If correlation is acceptable or desired, you could intentionally reuse subsets of Bernoulli draws. But that correlation might be difficult to control or quantify.
Edge case: If n is extremely large, reusing draws might not heavily degrade independence if you only overlap by a small fraction. Still, any overlap would theoretically introduce correlation.
How does the variance in the standardized variable compare if we do repeated sampling of Z?
Consider a scenario where you generate many Z values by summing fresh sets of n Bernoulli draws. Each Z is:
Expected mean: 0, if p is known exactly and the Bernoulli trials are unbiased.
Expected variance: 1, again only in the limit if n is large.
Finite-sample effect: For moderate n, the variance of Z may be slightly off from 1 due to discrete effects. It’s common to see small fluctuations below or above 1.
Pitfall: Relying on a single short run to conclude that Z definitely has variance 1 can be misleading. In real implementations, you might compute the empirical variance of Z over multiple samples to see if it’s close to 1.
Could we combine sums from smaller batch sizes to form a single normal approximation?
In some cases, you might not have the capacity to collect all n Bernoulli draws in one shot:
Pitfalls:
You must be sure that each batch is truly from the same p.

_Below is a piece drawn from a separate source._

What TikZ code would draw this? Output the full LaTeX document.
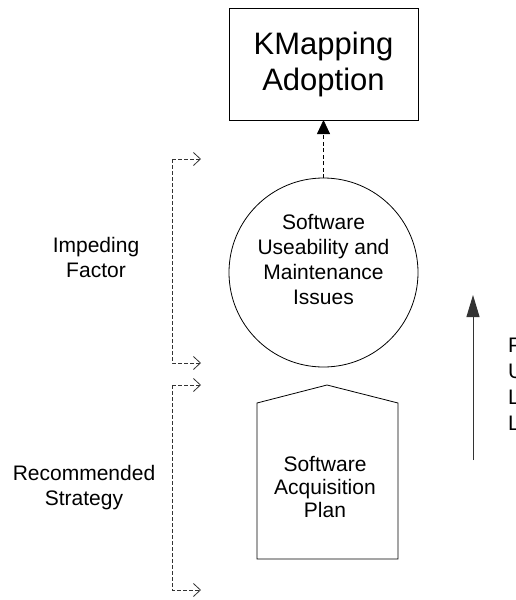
\documentclass[tikz,border=0pt]{standalone}
\usepackage{fontspec}
\setmainfont{Liberation Sans}
\usetikzlibrary{arrows.meta}
\begin{document}
\begin{tikzpicture}[x=1pt,y=-1pt,
  every node/.style={inner sep=0pt,outer sep=0pt},
  shapeline/.style={draw=black,line width=0.8pt},
  txt/.style={align=center,font=\fontsize{21}{25}\selectfont},
  bigtxt/.style={align=center,font=\fontsize{31}{36}\selectfont},
  bracket/.style={draw=black!80,line width=0.8pt,dash pattern=on 3.5pt off 2.5pt,
    -{Straight Barb[length=7pt,width=13pt,line width=0.8pt]}},
  dasharrow/.style={draw=black,line width=0.8pt,dash pattern=on 4pt off 2.5pt,
    -{Triangle[length=14pt,width=13pt]}},
  pullarrow/.style={draw=black!80,line width=1pt,-{Triangle[length=22pt,width=13pt]}}]
\useasboundingbox (0,0) rectangle (516,600);
% KMapping Adoption box
\node[shapeline,minimum width=189pt,minimum height=112pt,bigtxt] (adopt) at (323.5,64) {KMapping\\Adoption};
% circle
\node[shapeline,circle,minimum size=189pt] (issues) at (323.5,272.5) {};
\node[txt] (issuestxt) at (323.5,259.5) {Software\\Useability and\\Maintenance\\Issues};
% pentagon
\draw[shapeline] (257,559) -- (257,403) -- (327,385) -- (398,403) -- (398,559) -- cycle;
\node[txt,font=\fontsize{21}{23}\selectfont] (plan) at (325,486.5) {Software\\Acquisition\\Plan};
% dashed arrow circle -> box
\draw[dasharrow] (issues.north) -- (adopt.south);
% left labels
\node[txt] (impeding) at (96,257.5) {Impeding\\Factor};
\node[txt] (strategy) at (84,487.5) {Recommended\\Strategy};
% brackets
\coordinate (b1a) at (201,159);
\coordinate (b1b) at (201,363);
\coordinate (b2a) at (201,385);
\coordinate (b2b) at (201,590);
\draw[bracket] (172,159) -- (b1a);
\draw[bracket] (172,159) -- (172,363) -- (b1b);
\draw[bracket] (172,385) -- (b2a);
\draw[bracket] (172,385) -- (172,590) -- (b2b);
% right pull arrow
\coordinate (pullbot) at (473,460);
\coordinate (pulltop) at (473,295);
\draw[pullarrow] (pullbot) -- (pulltop);
\node[anchor=west,align=left,font=\fontsize{21}{26}\selectfont] (pull) at (508,384) {P\\U\\L\\L};
\end{tikzpicture}
\end{document}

If p changes over time or across batches, the combined sum is actually from a mixture distribution.
If the batch sums themselves are used in an intermediate step that modifies or biases them (e.g., weighting, normalizing differently), then the final result might deviate from Binomial$(n,p)$.
By carefully aggregating partial sums, you can still approximate a normal distribution for the final Z, but you have to ensure data consistency across batches.
How can we validate the quality of our normal approximation in practice?
Implementing checks for the approximation is crucial:
Statistical tests: You can apply normality tests (e.g., Shapiro–Wilk test, Anderson–Darling test) on the generated samples to see if they deviate significantly from a standard normal distribution.
Quantile-quantile (Q-Q) plots: Plotting the empirical quantiles of your generated Z against theoretical normal quantiles is a quick visual check. Deviations in the tails or curvature in the line can reveal problems.
Repeated sampling: Generate multiple batches of Z values and compare their sample means and variances to 0 and 1, respectively.
Pitfall: Even if the test fails at small sample sizes, it might be that n (the number of Bernoulli draws per Z) just isn’t large enough. If n is large and the test or Q-Q plot still shows consistent deviations, it might be that p is extreme, or there is bias or correlation in the Bernoulli process.
Are there alternative transformations that could improve the approximation?
Although standardizing the binomial sum is the most direct method, there are more nuanced transformations:
Wilson–Hilferty transformation: Sometimes used for chi-square distributions, but can also be extended to approximate certain discrete distributions.
Edgeworth or Cornish–Fisher expansions: These expansions can correct for skewness and kurtosis beyond the standard normal approximation. They can yield more accurate approximations for moderate n.
Practical significance: If you only need rough normal draws, such expansions might be overkill. But if your application demands high accuracy in distributional tails or mid-range probabilities for moderate n, using expansions could reduce error.
These alternative transformations involve higher-order terms in the expansion of the binomial distribution’s moment generating function and can help address the mismatch in tails or skewness that the bare-bones CLT might overlook.